The role of identity in influencing change (Part 4)

In this series of blog posts I have explained the role of identity in changing behaviour, showed you a video to highlight using identity to influence behaviour, and then gave an example of changing teenage eating habits by tapping into their identity.

This blog post, the fourth in a series of five, is about using identity in a slightly different way – playing into who people don’t want to be.

If you drink, then drive, you’re a bloody idiot

In 1989 Greg Harper and Stewart Byfield, were tasked with writing a commercial for the TAC that would “upset, outrage and appal” drink drivers. With the road toll trending towards 1000 deaths per year, Mr Harper envisioned a credible campaign that would scare viewers into taking the issue seriously. This is what he came up with.

Greg Harper said in a later interview, they wanted to; “…shock people and force them to think about their own attitudes and behaviour.” To do this the advertisement was shot at the Royal Melbourne Hospital in the middle of an active emergency department using a real medical crew. Harper said they just didn’t want convincing acting; “…but a sense that our audience had seen the real thing.”
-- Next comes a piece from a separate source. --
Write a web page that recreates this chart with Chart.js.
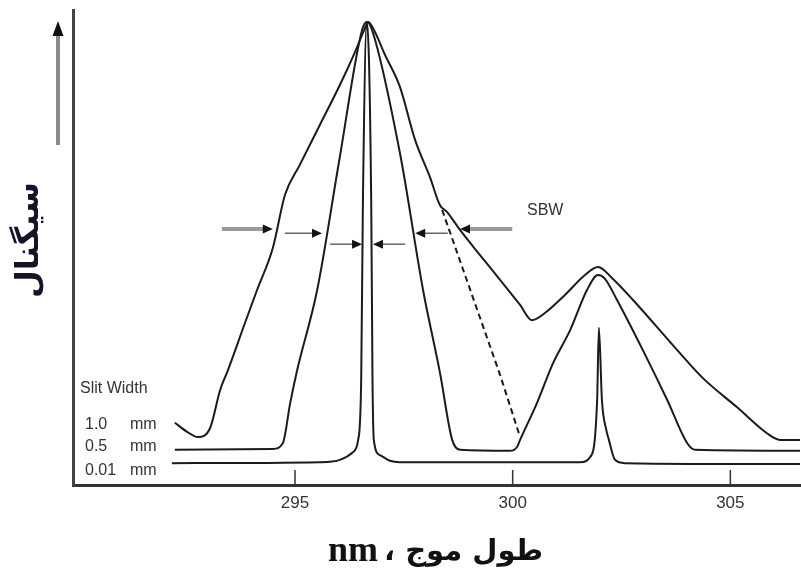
<!DOCTYPE html>
<html>
<head>
<meta charset="utf-8">
<script src="https://cdn.jsdelivr.net/npm/chart.js@4.4.1/dist/chart.umd.min.js"></script>
<style>
  html, body { margin: 0; padding: 0; background: #fff; }
</style>
</head>
<body>
<canvas id="spectrum" width="801" height="572"></canvas>
<script>
// wavelength (nm) / signal (arbitrary, 0-100)
const wl10 = [292.24, 292.52, 292.77, 293.05, 293.28, 293.46, 293.85, 294.13, 294.49, 294.77,
              295.11, 295.57, 296.03, 296.38, 296.59, 296.68, 296.79, 297.07, 297.41, 297.76,
              298.10, 298.33, 298.49, 298.79, 299.25, 299.71, 300.17, 300.44, 300.74, 301.20,
              301.66, 301.96, 302.28, 302.77, 303.78, 304.37, 305.15, 305.84, 306.14, 306.60];
const sig10 = [13.1, 11.2, 10.1, 12.0, 20.0, 24.2, 34.1, 41.1, 49.9, 61.1,
               67.4, 75.8, 84.2, 91.2, 95.8, 97.5, 96.2, 90.5, 83.8, 72.6,
               64.8, 58.9, 57.5, 53.7, 48.4, 43.2, 37.9, 34.7, 36.2, 40.0,
               44.2, 45.9, 43.6, 38.9, 28.4, 22.5, 16.4, 10.9, 9.5, 9.5];

const wl05 = [292.24, 294.49, 294.72, 294.89, 295.05, 295.51, 296.03, 296.54, 296.65, 296.77,
              297.41, 297.94, 298.33, 298.61, 298.79, 299.94, 300.10, 300.17, 300.56, 300.93,
              301.32, 301.71, 301.96, 302.12, 302.40, 302.99, 303.55, 304.01, 304.19, 306.60];
const sig05 = [7.4, 7.6, 8.8, 17.3, 24.2, 41.1, 69.1, 95.8, 97.5, 95.8,
               69.9, 41.1, 23.6, 9.5, 7.4, 7.2, 8.0, 9.5, 17.3, 25.7,
               32.6, 41.1, 44.2, 43.4, 38.9, 28.4, 17.9, 8.8, 7.4, 7.2];

const wl001 = [292.17, 295.57, 296.03, 296.33, 296.45, 296.52, 296.56, 296.65, 296.75, 296.78,
               296.81, 296.95, 297.18, 297.41, 301.55, 301.78, 301.94, 301.98, 302.05, 302.15,
               302.21, 302.35, 302.58, 306.60];
const sig001 = [4.6, 4.8, 5.3, 6.9, 9.5, 22.1, 60.0, 97.5, 60.0, 22.1,
                9.5, 6.3, 5.1, 4.8, 4.8, 5.9, 17.9, 33.1, 17.9, 11.6,
                9.5, 5.3, 4.6, 4.4];

// dashed continuation of the unresolved band
const dashWl = [298.38, 299.71, 300.17];
const dashSig = [57.9, 23.2, 10.1];

const xTicks = [295, 300, 305];
const slitLabels = ['1.0', '0.5', '0.01'];

// SBW arrows: [from, to, level]
const sbwArrows = [
  [293.32, 294.49, 53.9, true], [299.99, 298.79, 53.9, true],
  [294.77, 295.62, 53.0, false], [298.51, 297.76, 53.0, false],
  [295.80, 296.54, 50.7, false], [297.53, 296.79, 50.7, false]
];

const pts = (xs, ys) => xs.map((x, i) => ({ x: x, y: ys[i] }));

function arrowHead(ctx, x, y, dir) {
  ctx.beginPath();
  ctx.moveTo(x, y);
  ctx.lineTo(x - dir * 10, y - 4.5);
  ctx.lineTo(x - dir * 10, y + 4.5);
  ctx.closePath();
  ctx.fill();
}

const extras = {
  id: 'extras',
  afterDraw(chart) {
    const ctx = chart.ctx, a = chart.chartArea;
    const xs = chart.scales.x, ys = chart.scales.y;
    ctx.save();

    // inward tick marks
    ctx.strokeStyle = '#333';
    ctx.lineWidth = 1.5;
    xTicks.forEach(v => {
      const px = xs.getPixelForValue(v);
      ctx.beginPath();
      ctx.moveTo(px, a.bottom);
      ctx.lineTo(px, a.bottom - 15);
      ctx.stroke();
    });

    // SBW arrows
    sbwArrows.forEach(([f, t, lv, heavy]) => {
      const x1 = xs.getPixelForValue(f), x2 = xs.getPixelForValue(t);
      const y = ys.getPixelForValue(lv);
      const dir = x2 > x1 ? 1 : -1;
      ctx.strokeStyle = heavy ? '#9a9a9a' : '#666';
      ctx.lineWidth = heavy ? 4 : 1.5;
      ctx.beginPath();
      ctx.moveTo(x1, y);
      ctx.lineTo(x2 - dir * 8, y);
      ctx.stroke();
      ctx.fillStyle = '#111';
      arrowHead(ctx, x2, y, dir);
    });

    // signal arrow
    ctx.strokeStyle = '#8a8a8a';
    ctx.lineWidth = 4;
    ctx.beginPath();
    ctx.moveTo(58, 145);
    ctx.lineTo(58, 34);
    ctx.stroke();
    ctx.fillStyle = '#111';
    ctx.beginPath();
    ctx.moveTo(58, 21);
    ctx.lineTo(52.5, 36);
    ctx.lineTo(63.5, 36);
    ctx.closePath();
    ctx.fill();

    // labels
    ctx.fillStyle = '#333';
    ctx.font = '16px "Liberation Sans"';
    ctx.textBaseline = 'middle';
    ctx.textAlign = 'left';
    ctx.fillText('SBW', 527, 211);
    ctx.fillText('Slit Width', 80, 389);
    const rows = [425, 447, 471];
    slitLabels.forEach((s, i) => {
      ctx.fillText(s, 85, rows[i]);
      ctx.fillText('mm', 130, rows[i]);
    });

    // y title
    ctx.save();
    ctx.translate(30, 240);
    ctx.rotate(-Math.PI / 2);
    ctx.fillStyle = '#141428';
    ctx.font = 'bold 32px "DejaVu Sans"';
    ctx.textAlign = 'center';
    ctx.fillText('سیگنال', 0, 0);
    ctx.restore();

    // x title
    ctx.fillStyle = '#111';
    ctx.textBaseline = 'alphabetic';
    ctx.font = 'bold 36px "Liberation Serif"';
    ctx.textAlign = 'right';
    ctx.fillText('nm', 378, 561);
    ctx.font = 'bold 29px "DejaVu Sans"';
    ctx.direction = 'rtl';
    ctx.textAlign = 'right';
    ctx.fillText('طول موج ،', 543, 560);
    ctx.restore();
  }
};

const lineStyle = {
  borderColor: '#1b1b1b',
  borderWidth: 2,
  pointRadius: 0,
  fill: false,
  cubicInterpolationMode: 'monotone'
};

new Chart(document.getElementById('spectrum'), {
  type: 'line',
  data: {
    datasets: [
      Object.assign({ label: '1.0 mm', data: pts(wl10, sig10) }, lineStyle),
      Object.assign({ label: '0.5 mm', data: pts(wl05, sig05) }, lineStyle),
      Object.assign({ label: '0.01 mm', data: pts(wl001, sig001) }, lineStyle),
      Object.assign({ label: 'dash', data: pts(dashWl, dashSig) }, lineStyle, { borderDash: [6, 4], cubicInterpolationMode: 'default', tension: 0 })
    ]
  },
  options: {
    responsive: false,
    animation: false,
    layout: { padding: { left: 73, right: 1, top: 10, bottom: 0 } },
    plugins: { legend: { display: false }, tooltip: { enabled: false } },
    scales: {
      x: {
        type: 'linear',
        min: 289.9,
        max: 306.6,
        afterBuildTicks: s => { s.ticks = xTicks.map(v => ({ value: v })); },
        afterFit: s => { s.height = 87; },
        grid: { display: false, drawTicks: false },
        border: { display: true, color: '#333', width: 3 },
        ticks: { color: '#333', padding: 8, font: { family: 'Liberation Sans', size: 17 } }
      },
      y: {
        min: 0,
        max: 100,
        afterFit: s => { s.width = 0; },
        grid: { display: false, drawTicks: false },
        border: { display: true, color: '#444', width: 3 },
        ticks: { display: false }
      }
    }
  },
  plugins: [extras]
});
</script>
</body>
</html>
Of course, this degree of reality and the shocking images contributed to the campaigns success – in the following 12 months, the road toll dropped 37 per cent – but what remained even longer was Harper’s tagline – “If you drink, then drive, you’re a bloody idiot”. It’s become part of the Australian vernacular.

See the use if identity in the campaign? It was tapping into who people didn’t want to be. Who wants to be a bloody idiot?

 

Wasting water is weird

Preserving America’s water supplies is a serious topic, but serious communications weren’t waking consumers up to their own wasteful habits. To try and address this lack of action a campaign was created called “Wasting Water Is Weird.”

In the campaign, a character named Rip the Drip showed up that moment when using water became wasting water, and he made that moment so awkward, no one could forget it.

Again, the campaign – which 29% of consumers who had seen the campaign said it caused them to change their water usage habits – was all about who people didn’t want to be. Would you want to be like Rip the Drip?